In 2008, prices finally hit rock bottom.  Dedicated rates had dropped to the sub-penny level and network costs were starting to pinch the carriers.  The carriers were not seeing the profit they needed to, and as a result, they re-evaluated their networks, maintenance, usage and opportunity costs.  The opportunity costs were the biggest issue.  The networks saw that they had many calls taking up 30 seconds of network time before connecting to the far end, only to be dropped after a few seconds.  The result of this was that their network was shouldering a call for 4 or 5 times longer than they could recover as billing time. 

The source of this issue was telemarketing companies whose campaigns were generally targeted to reach either live humans or answering machines.  If a campaign targeted for one, hit the other, their software was set up to quickly disconnect the call.  This resulted in 30-50% of the calls they made having a duration of 6 seconds or less.  The carriers addressed this issue by rolling out a Short Duration Call (SDC) policy that charged 1 penny for short duration calls in excess of a set threshold (generally 10%).  When this hit the market in late 2008, Telemarketers fled from one carrier to another in an effort to avoid the fees; however, eventually all carriers ended up following suit and issuing SDC policies.

In 2009 long distance rates increased because the carriers realized that they had to return to a profitable state.  This created another wave of customer migrations as everyone tried to avoid the rising costs. 
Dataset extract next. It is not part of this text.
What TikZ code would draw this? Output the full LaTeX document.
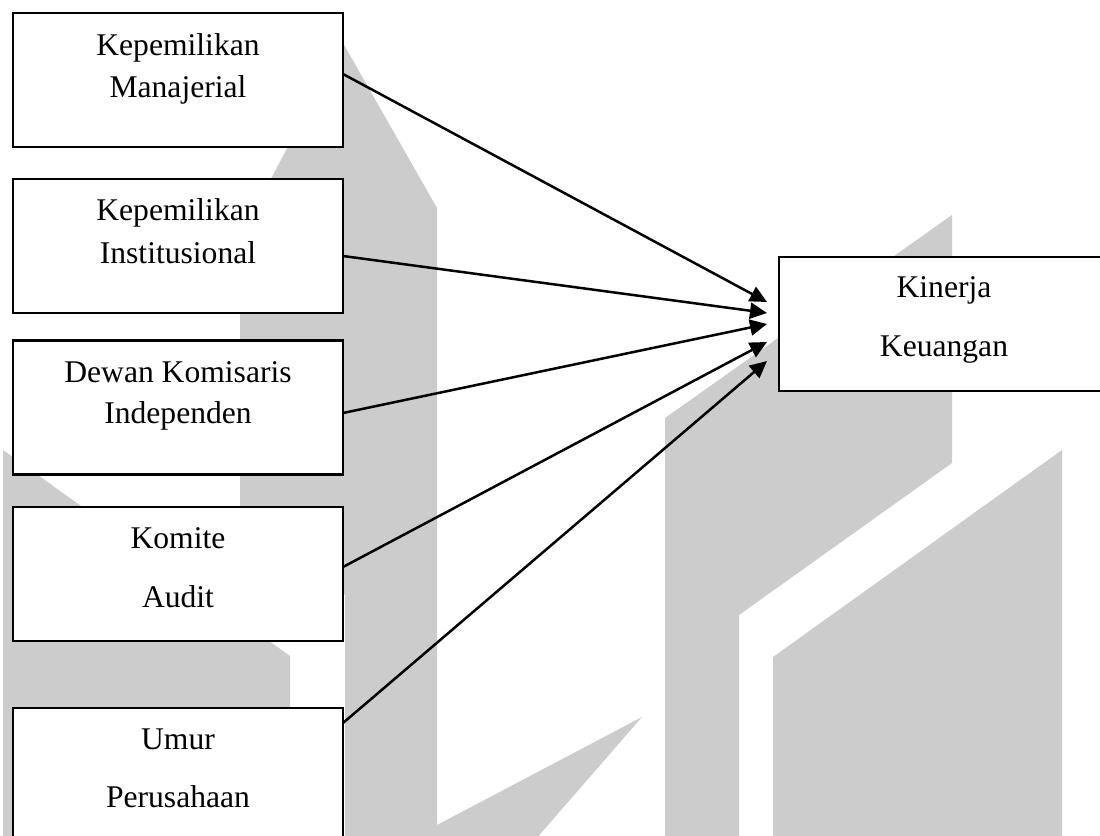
\documentclass[tikz,border=0pt]{standalone}
\usepackage{fontspec}
\setmainfont{Liberation Serif}
\usetikzlibrary{arrows.meta}
\definecolor{wm}{RGB}{204,204,204}
\begin{document}
\begin{tikzpicture}[x=0.5pt,y=-0.5pt,
  box/.style={draw=black, line width=1.1pt, fill=white, minimum width=165pt, minimum height=67pt, inner sep=0pt, outer sep=0pt},
  lbl/.style={font=\fontsize{15.8}{19}\selectfont, inner sep=0pt, anchor=base},
  arr/.style={line width=1.25pt, -{Triangle[length=8.5pt,width=8pt]}},
  wmfill/.style={fill=wm, draw=none}]
\useasboundingbox (0,0) rectangle (1100,836);
\clip (0,0) rectangle (1100,836);
\fill[white] (0,0) rectangle (1100,836);
% watermark
\fill[wmfill] (3,450) -- (290,656) -- (290,840) -- (3,840) -- cycle;
\fill[wmfill] (343,43) -- (437,208) -- (437,840) -- (345,840) -- (345,595) -- (240,520) -- (240,237) -- cycle;
\fill[wmfill] (437,825) -- (642,717) -- (535,840) -- (437,840) -- cycle;
\fill[wmfill] (665,418) -- (952,215) -- (952,463) -- (739,615) -- (739,840) -- (665,840) -- cycle;
\fill[wmfill] (773,657) -- (1062,450) -- (1062,840) -- (773,840) -- cycle;
% boxes
\node[box] (b1) at (178,80) {};
\node[box] (b2) at (178,246) {};
\node[box] (b3) at (178,407.5) {};
\node[box] (b4) at (178,574) {};
\node[box] (b5) at (178,775) {};
\node[box] (kin) at (944,324) {};
% texts
\node[lbl] (t1a) at (178,55) {Kepemilikan};
\node[lbl] (t1b) at (178,97) {Manajerial};
\node[lbl] (t2a) at (178,220.5) {Kepemilikan};
\node[lbl] (t2b) at (178,263) {Institusional};
\node[lbl] (t3a) at (178,382) {Dewan Komisaris};
\node[lbl] (t3b) at (178,423) {Independen};
\node[lbl] (t4a) at (178,548) {Komite};
\node[lbl] (t4b) at (178,607) {Audit};
\node[lbl] (t5a) at (178,749) {Umur};
\node[lbl] (t5b) at (178,807) {Perusahaan};
\node[lbl] (tka) at (944,297) {Kinerja};
\node[lbl] (tkb) at (944,356) {Keuangan};
% arrows
\draw[arr] ([yshift=3pt]b1.east) -- ([xshift=-6pt,yshift=11pt]kin.west);
\draw[arr] ([yshift=-5pt]b2.east) -- ([xshift=-6pt,yshift=5.5pt]kin.west);
\draw[arr] ([yshift=-2.75pt]b3.east) -- ([xshift=-6pt,yshift=0pt]kin.west);
\draw[arr] ([yshift=3.5pt]b4.east) -- ([xshift=-6pt,yshift=-9pt]kin.west);
\draw[arr] ([yshift=26pt]b5.east) -- ([xshift=-6pt,yshift=-18.5pt]kin.west);
\end{tikzpicture}
\end{document}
As the rates went up, yet another powerful dynamic hit telecom – the economy.  This economic recession permeated the U.S. causing everyone to cut back. When faced with either losing the traditional home land-line or giving up a personal cell phone, many people opted to cancel their land-line.  The days of the flat-rate plans with a requirement of 80% RBOC were now a thing of the past.   In 1995, not everyone had a cell phone, but everyone had a landline. In this day and age, it is nearly impossible to find a calling profile where 80% RBOC traffic can be maintained.

The bright spot in all of this transition is Data.  Through the years, as the industry was consistently lowering the cost for voice calls; however, data costs were mostly ignored. This trend appears to be changing, as many large voice carriers are now renewing their efforts to be competitive in the data world and are decreasing prices for Internet Ports and MPLS networks.